Sequentially Evaporated Wide Bandgap Perovskite Absorber for Large-Area and Reproducible Fabrication of Solar Cells

Abstract

Herein, we perform sequential deposition of the organic and inorganic sub-components evaporated from point sources, followed by thermal conversion to yield wide bandgap perovskite films for the application in perovskite/silicon tandem cells. In our approach, uniform formamidinium iodide (FAI) layers with varying thicknesses are first deposited with rotating substrate. We next co-evaporate the inorganic precursors PbI₂, PbBr₂, and CsI onto the FAI layer in a static mode, without substrate rotation, leading to thickness gradients across the substrate, known from single-layer characterization. To promote conversion to α-phase perovskite, another uniform FAI layer is deposited on top, sandwiching the inorganic precursor layer stack. After thermal conversion, we obtain controlled compositional variations of the perovskite layer. Using spatially resolved characterization techniques, the most suitable composition, hence, evaporation rates for the individual inorganic precursors and the best thickness of the FAI sublayer are identified in a time-efficient manner.

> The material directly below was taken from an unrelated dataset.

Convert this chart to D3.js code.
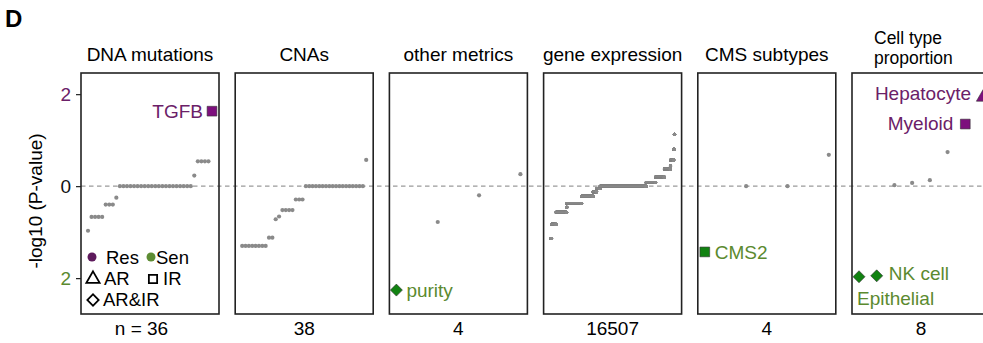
<!DOCTYPE html>
<html><head><meta charset="utf-8">
<script src="https://cdn.jsdelivr.net/npm/d3@7"></script>
<style>
body{margin:0;background:#fff}
svg{display:block}
text{font-family:"Liberation Sans",Arial,Helvetica,sans-serif}
</style>
</head><body>
<svg id="chart" width="983" height="343"></svg>
<script>
// ---------------- data ----------------
const panelTitles = [["DNA mutations"], ["CNAs"], ["other metrics"], ["gene expression"], ["CMS subtypes"], ["Cell type", "proportion"]];
const countLabels = ["n = 36", "38", "4", "16507", "4", "8"];
const yTickValues = [-2, 0, 2];

// signed -log10(P): positive = Res, negative = Sen ; sorted by rank
const dnaValues = [-0.97, -0.67, -0.67, -0.67, -0.67, -0.40, -0.40, -0.40, -0.25,
  0, 0, 0, 0, 0, 0, 0, 0, 0, 0, 0, 0, 0, 0, 0, 0, 0, 0, 0, 0, 0,
  0.23, 0.54, 0.54, 0.54, 0.54, 1.63];
const cnaValues = [-1.30, -1.30, -1.30, -1.30, -1.30, -1.30, -1.30, -1.30, -1.12, -1.12,
  -0.72, -0.66, -0.52, -0.52, -0.52, -0.52, -0.29, -0.29, -0.29,
  0, 0, 0, 0, 0, 0, 0, 0, 0, 0, 0, 0, 0, 0, 0, 0, 0, 0, 0.57];
const otherValues = [-2.26, -0.78, -0.20, 0.26];
// gene expression: sorted values stored as levels with the number of genes at each level
const geneLevels = [-1.14, -0.83, -0.57, -0.46, -0.38, -0.22, -0.12, -0.05, 0, 0.08, 0.20, 0.37, 0.44, 0.57, 0.80, 1.13];
const geneCounts = [130, 600, 1400, 40, 1960, 1530, 470, 460, 6126, 1265, 1160, 800, 40, 420, 80, 26];
const cmsValues = [-1.43, 0, 0, 0.68];
const cellValues = [-1.97, -1.95, 0.02, 0.07, 0.13, 0.74, 1.35, 1.93];

// highlighted features: panel index, rank (1-based), label, shape
const highlightPanel = [0, 2, 4, 5, 5, 5, 5];
const highlightRank = [36, 1, 1, 1, 2, 7, 8];
const highlightLabel = ["TGFB", "purity", "CMS2", "Epithelial", "NK cell", "Myeloid", "Hepatocyte"];
const highlightShape = ["IR", "AR&IR", "IR", "AR&IR", "AR&IR", "IR", "AR"];

const legendGroups = ["Res", "Sen"];
const legendShapes = ["AR", "IR", "AR&IR"];

// ---------------- build ----------------
const geneValues = [];
geneLevels.forEach((v, i) => { for (let k = 0; k < geneCounts[i]; k++) geneValues.push(v); });
const panelValues = [dnaValues, cnaValues, otherValues, geneValues, cmsValues, cellValues];

const COL = {
  resText: "#6b2068", senText: "#5b8a2f",
  resFill: "#7d0f7d", senFill: "#118211",
  resDot: "#5e1a5c", senDot: "#5d8c33",
  grey: "#8a8a8a", frame: "#222"
};
const FS = 19;

const svg = d3.select("#chart");
const yTop = 73, yBottom = 314, pw = 138, step = 154.2, left0 = 81;
const y = d3.scaleLinear().domain([-2.78, 2.46]).range([yBottom, yTop]);

// shapes: triangle, square, diamond (= square turned 45°)
function shapePath(s, size) {
  if (s === "AR") return d3.symbol().type(d3.symbolTriangle).size(size * 0.8)();
  return d3.symbol().type(d3.symbolSquare).size(size)();
}
const shapeRotate = s => s === "AR&IR" ? 45 : 0;

// panel label
svg.append("text").attr("x", 5).attr("y", 27).attr("font-size", 24).attr("font-weight", "bold").text("D");

// y label
svg.append("text")
  .attr("transform", `translate(42,201) rotate(-90)`)
  .attr("text-anchor", "middle").attr("font-size", FS).text("-log10 (P-value)");

// y axis
const axis = svg.append("g").attr("transform", `translate(${left0},0)`)
  .call(d3.axisLeft(y).tickValues(yTickValues).tickSize(5).tickPadding(5).tickFormat(d => Math.abs(d)));
axis.select(".domain").remove();
axis.selectAll(".tick line").attr("stroke", "#222").attr("stroke-width", 1.2);
axis.selectAll(".tick text").attr("font-size", FS).attr("font-family", "Liberation Sans, Arial, sans-serif")
  .attr("fill", d => d > 0 ? COL.resText : d < 0 ? COL.senText : "#111");

// zero dashed line
svg.append("line").attr("x1", left0).attr("x2", 983).attr("y1", y(0)).attr("y2", y(0))
  .attr("stroke", "#9a9a9a").attr("stroke-width", 1.2).attr("stroke-dasharray", "4.5,3.5");

const labelPlacement = {
  "TGFB": {dx: -9, dy: 7, anchor: "end"},
  "purity": {dx: 10, dy: 6.5, anchor: "start"},
  "CMS2": {dx: 10, dy: 7, anchor: "start"},
  "Epithelial": {dx: -2, dy: 28, anchor: "start"},
  "NK cell": {dx: 12, dy: 4, anchor: "start"},
  "Myeloid": {dx: -12, dy: 6, anchor: "end"},
  "Hepatocyte": {dx: -12, dy: 3, anchor: "end"}
};

panelValues.forEach((vals, p) => {
  const L = left0 + p * step;
  const x = d3.scaleLinear().domain([1, vals.length]).range([L + 7, L + pw - 7]);
  const g = svg.append("g");

  // title
  const t = panelTitles[p];
  if (t.length === 1) {
    g.append("text").attr("x", L + pw / 2).attr("y", 61).attr("text-anchor", "middle")
      .attr("font-size", FS).text(t[0]);
  } else {
    t.forEach((line, i) => g.append("text").attr("x", L + 22).attr("y", 44 + i * 20)
      .attr("font-size", 17.5).text(line));
  }
  // count label
  g.append("text").attr("x", L + pw / 2 + (p === 0 ? -8.5 : 0)).attr("y", 335)
    .attr("text-anchor", "middle").attr("font-size", FS).text(countLabels[p]);

  // frame
  g.append("rect").attr("x", L).attr("y", yTop).attr("width", pw).attr("height", yBottom - yTop)
    .attr("fill", "none").attr("stroke", COL.frame).attr("stroke-width", 1.6);

  const hlRanks = new Set(highlightPanel.map((hp, i) => hp === p ? highlightRank[i] : null).filter(r => r !== null));
  const pts = vals.map((v, i) => ({rank: i + 1, v})).filter(d => !hlRanks.has(d.rank));
  g.append("g").selectAll("circle").data(pts).join("circle")
    .attr("cx", d => x(d.rank)).attr("cy", d => y(d.v))
    .attr("r", vals.length > 1000 ? 1.5 : 2.1).attr("fill", COL.grey);

  // highlighted
  highlightPanel.forEach((hp, i) => {
    if (hp !== p) return;
    const v = vals[highlightRank[i] - 1];
    const cx = x(highlightRank[i]), cy = y(v);
    const res = v > 0;
    const sh = highlightShape[i];
    g.append("path").attr("d", shapePath(sh, sh === "AR&IR" ? 72 : 95))
      .attr("transform", `translate(${cx},${cy}) rotate(${shapeRotate(sh)})`)
      .attr("fill", res ? COL.resFill : COL.senFill).attr("stroke", "#333").attr("stroke-width", 0.6);
    const pl = labelPlacement[highlightLabel[i]];
    g.append("text").attr("x", cx + pl.dx).attr("y", cy + pl.dy).attr("text-anchor", pl.anchor)
      .attr("font-size", FS).attr("fill", res ? COL.resText : COL.senText).text(highlightLabel[i]);
  });
});

// legend
const lg = svg.append("g");
legendGroups.forEach((name, i) => {
  const lx = [92, 151][i];
  lg.append("circle").attr("cx", lx).attr("cy", 257).attr("r", 4.5).attr("fill", i === 0 ? COL.resDot : COL.senDot);
  lg.append("text").attr("x", lx + [14, 5][i]).attr("y", 264).attr("font-size", 18.5).text(name);
});
legendShapes.forEach((name, i) => {
  const pos = [[93, 279, 104, 285], [153, 279, 163, 285], [93, 300, 103, 306]][i];
  lg.append("path").attr("d", shapePath(name, name === "AR&IR" ? 64 : name === "AR" ? 95 : 68))
    .attr("transform", `translate(${pos[0]},${pos[1]}) rotate(${shapeRotate(name)})`)
    .attr("fill", "none").attr("stroke", "#000").attr("stroke-width", 1.8);
  lg.append("text").attr("x", pos[2]).attr("y", pos[3]).attr("font-size", 18.5).text(name);
});
</script>
</body></html>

As a result, an optimized average implied open-circuit voltage, iV_OC, of about 1230 mV and optical bandgap of 1.70 eV, very uniformly distributed over a half M6 wafer area, were achieved for the absorbers when deposited on a self-assembled monolayer. Without any perovskite surface passivation or additional treatment, single-junction devices with an average fill factor of 70% (65%) in reverse (forward) light current–voltage scan and V_OC of 1075 mV were achieved across several batches. Integrating this absorber in tandem cells with a random-pyramid textured bottom-cell led to preliminary cells with efficiencies up to 24%.